CUSANewswire-MaxAlexander

Cover of an old ComedyUSA Newswire. Here’s a little inside dope: Max allowed me to put his ad up there to attract other advertisers. It worked.

 

The focus here is the Comedy USA Newswire and it’s progeny: The Comedy USA Industry Guides.
As I scan the comedy landscape in 2015, I’ve made a few observations. Almost everyone has a podcast. There are several online publications dedicated to comedians and the comedy business. There are aggregator websites uniting podcasts into networks.
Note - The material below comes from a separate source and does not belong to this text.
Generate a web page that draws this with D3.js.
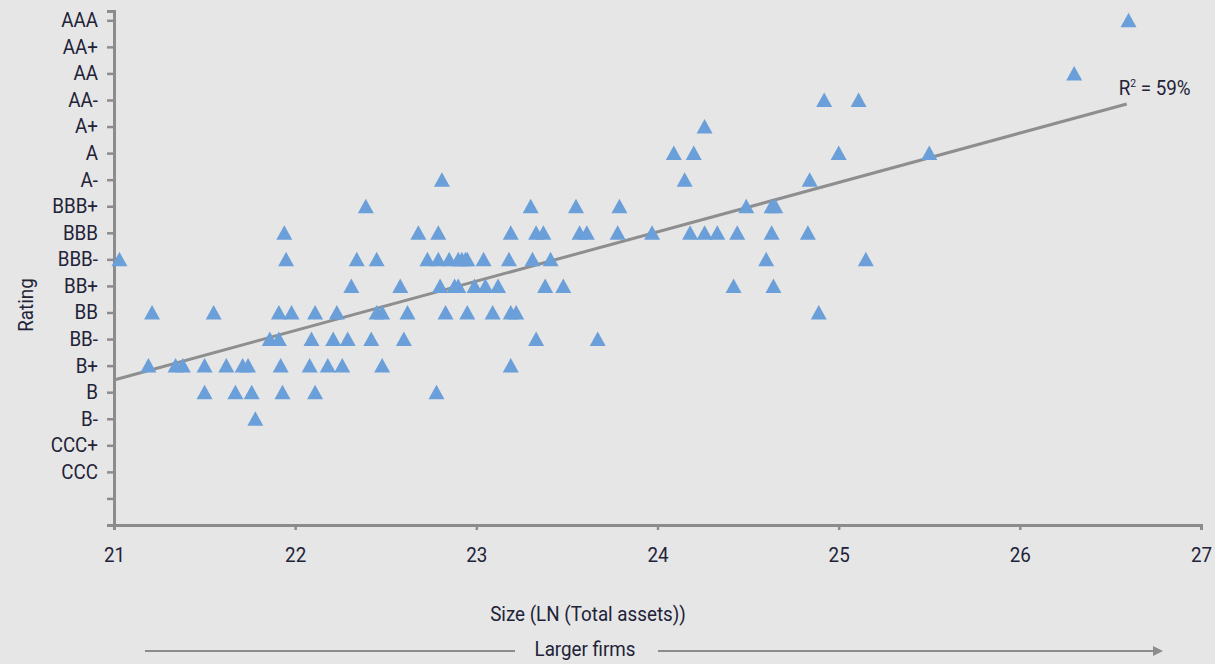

And there is a huge appetite for not only stand-up comedy but also for improv and sketch comedy, which admittedly I personally know very little about.  What I don’t see as I scan comedy on the internet is the structure I created in the late 1980’s that united the clubs all across the country in one annual directory as it also did with comedians and comedy professionals from coast to coast and around the world.

93 Industry Guide Cover

And so as I approach April 1, 2015, I am setting out on a journey to either rebuild that infrastructure, culminating eventually with the launch of a new ComedyUSA for the 21st century. Or I will fail by researching the project to death, talking with people who’s opinions I value and documenting those discussions here.

I believe I just read in Wikipedia that it was a Chinese Philosopher named Lao-Tsu, who once said:  “the longest journey starts with a single step.”  And it was Jackie Gleason, a comedy giant who said: “And Away We Go!”